▸ Task instructions: Extract everything from the first line through the line with "var yTicks = [-2, 0, 2, 4, 6, 8, 10];", both ends included, except for any pictures.

▸ Source data:
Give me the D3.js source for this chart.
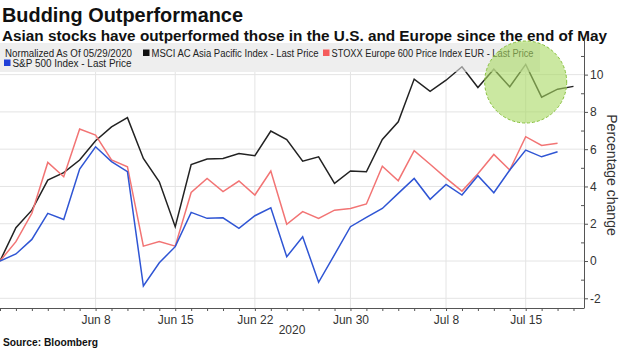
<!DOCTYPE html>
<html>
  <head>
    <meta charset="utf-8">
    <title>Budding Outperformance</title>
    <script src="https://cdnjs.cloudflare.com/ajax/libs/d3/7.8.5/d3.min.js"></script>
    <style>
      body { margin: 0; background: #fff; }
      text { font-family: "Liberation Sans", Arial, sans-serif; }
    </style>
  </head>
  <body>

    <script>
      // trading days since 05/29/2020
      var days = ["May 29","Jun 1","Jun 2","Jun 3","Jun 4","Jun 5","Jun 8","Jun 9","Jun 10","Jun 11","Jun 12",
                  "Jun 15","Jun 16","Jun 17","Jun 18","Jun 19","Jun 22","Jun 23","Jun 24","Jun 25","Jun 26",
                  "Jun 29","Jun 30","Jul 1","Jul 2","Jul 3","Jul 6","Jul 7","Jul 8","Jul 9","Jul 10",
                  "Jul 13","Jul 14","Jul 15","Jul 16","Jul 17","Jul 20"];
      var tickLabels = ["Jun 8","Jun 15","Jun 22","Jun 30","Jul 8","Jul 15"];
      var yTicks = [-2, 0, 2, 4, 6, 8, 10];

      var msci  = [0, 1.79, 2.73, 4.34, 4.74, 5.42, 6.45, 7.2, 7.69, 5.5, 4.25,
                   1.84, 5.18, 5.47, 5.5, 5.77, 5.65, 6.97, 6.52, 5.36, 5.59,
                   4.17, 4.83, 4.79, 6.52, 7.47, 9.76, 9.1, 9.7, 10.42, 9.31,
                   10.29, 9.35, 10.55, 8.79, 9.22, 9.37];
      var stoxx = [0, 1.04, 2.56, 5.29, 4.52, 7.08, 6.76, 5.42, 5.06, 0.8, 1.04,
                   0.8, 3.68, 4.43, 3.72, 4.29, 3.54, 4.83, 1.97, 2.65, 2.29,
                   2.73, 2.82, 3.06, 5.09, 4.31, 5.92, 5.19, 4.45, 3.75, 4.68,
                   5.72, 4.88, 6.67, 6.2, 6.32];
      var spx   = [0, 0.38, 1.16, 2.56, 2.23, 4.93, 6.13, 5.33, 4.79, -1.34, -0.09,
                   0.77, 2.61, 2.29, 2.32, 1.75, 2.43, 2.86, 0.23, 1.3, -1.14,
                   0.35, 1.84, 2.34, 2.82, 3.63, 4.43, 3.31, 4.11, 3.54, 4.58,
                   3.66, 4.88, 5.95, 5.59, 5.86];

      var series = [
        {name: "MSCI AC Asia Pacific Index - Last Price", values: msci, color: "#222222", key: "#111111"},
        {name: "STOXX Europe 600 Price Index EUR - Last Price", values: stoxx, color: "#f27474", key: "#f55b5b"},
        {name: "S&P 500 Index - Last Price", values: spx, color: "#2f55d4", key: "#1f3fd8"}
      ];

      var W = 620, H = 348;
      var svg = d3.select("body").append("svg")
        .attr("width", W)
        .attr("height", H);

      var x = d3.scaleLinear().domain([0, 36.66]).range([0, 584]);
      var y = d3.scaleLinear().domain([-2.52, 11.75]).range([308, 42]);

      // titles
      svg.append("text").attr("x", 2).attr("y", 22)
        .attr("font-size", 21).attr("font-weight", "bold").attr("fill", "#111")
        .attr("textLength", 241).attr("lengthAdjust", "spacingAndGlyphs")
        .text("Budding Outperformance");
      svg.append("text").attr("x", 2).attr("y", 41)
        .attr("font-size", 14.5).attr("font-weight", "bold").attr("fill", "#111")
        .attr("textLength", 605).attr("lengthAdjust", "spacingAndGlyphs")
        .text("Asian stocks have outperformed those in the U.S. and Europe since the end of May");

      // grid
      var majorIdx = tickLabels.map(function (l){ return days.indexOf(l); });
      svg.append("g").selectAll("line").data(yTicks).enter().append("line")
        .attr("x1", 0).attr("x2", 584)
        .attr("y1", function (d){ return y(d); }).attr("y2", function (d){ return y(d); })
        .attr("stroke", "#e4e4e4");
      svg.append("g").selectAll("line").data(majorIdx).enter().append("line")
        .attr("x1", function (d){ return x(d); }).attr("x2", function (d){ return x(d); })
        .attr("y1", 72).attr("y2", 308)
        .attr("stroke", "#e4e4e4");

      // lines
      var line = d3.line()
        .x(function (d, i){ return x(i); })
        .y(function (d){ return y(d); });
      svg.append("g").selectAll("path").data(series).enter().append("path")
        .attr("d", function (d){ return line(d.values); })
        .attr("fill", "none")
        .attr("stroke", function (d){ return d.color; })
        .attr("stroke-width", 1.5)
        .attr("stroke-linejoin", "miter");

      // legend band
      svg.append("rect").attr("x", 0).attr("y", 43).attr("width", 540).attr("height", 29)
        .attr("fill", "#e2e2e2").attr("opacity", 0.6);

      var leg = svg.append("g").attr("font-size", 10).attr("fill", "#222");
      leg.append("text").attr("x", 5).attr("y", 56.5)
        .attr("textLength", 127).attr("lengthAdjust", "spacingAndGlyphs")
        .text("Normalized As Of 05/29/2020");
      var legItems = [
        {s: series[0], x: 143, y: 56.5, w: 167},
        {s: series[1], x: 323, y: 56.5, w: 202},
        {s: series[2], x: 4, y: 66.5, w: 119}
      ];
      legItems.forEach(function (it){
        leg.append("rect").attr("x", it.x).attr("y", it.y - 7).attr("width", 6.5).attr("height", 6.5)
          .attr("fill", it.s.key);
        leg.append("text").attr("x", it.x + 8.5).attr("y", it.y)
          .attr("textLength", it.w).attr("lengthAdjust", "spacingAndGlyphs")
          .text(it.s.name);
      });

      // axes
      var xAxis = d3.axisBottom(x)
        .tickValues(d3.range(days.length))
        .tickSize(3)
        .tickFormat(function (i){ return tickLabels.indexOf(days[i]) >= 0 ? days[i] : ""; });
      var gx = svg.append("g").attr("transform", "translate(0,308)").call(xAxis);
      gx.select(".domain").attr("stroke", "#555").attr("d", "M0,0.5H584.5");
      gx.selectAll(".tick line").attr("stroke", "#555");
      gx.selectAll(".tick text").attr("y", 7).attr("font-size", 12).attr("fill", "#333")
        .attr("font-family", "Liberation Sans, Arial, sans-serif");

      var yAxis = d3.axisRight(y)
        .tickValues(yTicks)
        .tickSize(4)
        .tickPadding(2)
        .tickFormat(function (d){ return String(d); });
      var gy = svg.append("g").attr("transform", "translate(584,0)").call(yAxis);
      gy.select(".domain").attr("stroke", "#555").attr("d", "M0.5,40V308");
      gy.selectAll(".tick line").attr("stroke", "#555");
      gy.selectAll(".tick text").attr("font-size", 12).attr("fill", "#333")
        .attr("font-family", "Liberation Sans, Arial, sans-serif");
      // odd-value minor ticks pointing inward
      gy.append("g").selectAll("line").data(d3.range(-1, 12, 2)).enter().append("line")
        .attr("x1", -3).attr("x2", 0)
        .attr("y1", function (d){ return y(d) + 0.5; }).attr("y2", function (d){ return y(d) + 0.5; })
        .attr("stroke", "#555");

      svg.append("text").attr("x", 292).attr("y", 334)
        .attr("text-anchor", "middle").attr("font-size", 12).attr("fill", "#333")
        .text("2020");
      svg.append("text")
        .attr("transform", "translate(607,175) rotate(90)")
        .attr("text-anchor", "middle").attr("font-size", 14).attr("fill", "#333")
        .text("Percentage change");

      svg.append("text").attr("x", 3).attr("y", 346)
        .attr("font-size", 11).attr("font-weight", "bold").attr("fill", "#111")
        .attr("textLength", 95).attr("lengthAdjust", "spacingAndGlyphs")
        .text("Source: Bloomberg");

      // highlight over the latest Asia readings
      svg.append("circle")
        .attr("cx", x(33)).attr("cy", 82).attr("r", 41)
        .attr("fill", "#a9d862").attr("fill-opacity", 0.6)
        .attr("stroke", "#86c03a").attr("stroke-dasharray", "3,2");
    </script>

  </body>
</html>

▸ Written answer:
Give me the D3.js source for this chart.
<!DOCTYPE html>
<html>
  <head>
    <meta charset="utf-8">
    <title>Budding Outperformance</title>
    <script src="https://cdnjs.cloudflare.com/ajax/libs/d3/7.8.5/d3.min.js"></script>
    <style>
      body { margin: 0; background: #fff; }
      text { font-family: "Liberation Sans", Arial, sans-serif; }
    </style>
  </head>
  <body>

    <script>
      // trading days since 05/29/2020
      var days = ["May 29","Jun 1","Jun 2","Jun 3","Jun 4","Jun 5","Jun 8","Jun 9","Jun 10","Jun 11","Jun 12",
                  "Jun 15","Jun 16","Jun 17","Jun 18","Jun 19","Jun 22","Jun 23","Jun 24","Jun 25","Jun 26",
                  "Jun 29","Jun 30","Jul 1","Jul 2","Jul 3","Jul 6","Jul 7","Jul 8","Jul 9","Jul 10",
                  "Jul 13","Jul 14","Jul 15","Jul 16","Jul 17","Jul 20"];
      var tickLabels = ["Jun 8","Jun 15","Jun 22","Jun 30","Jul 8","Jul 15"];
      var yTicks = [-2, 0, 2, 4, 6, 8, 10];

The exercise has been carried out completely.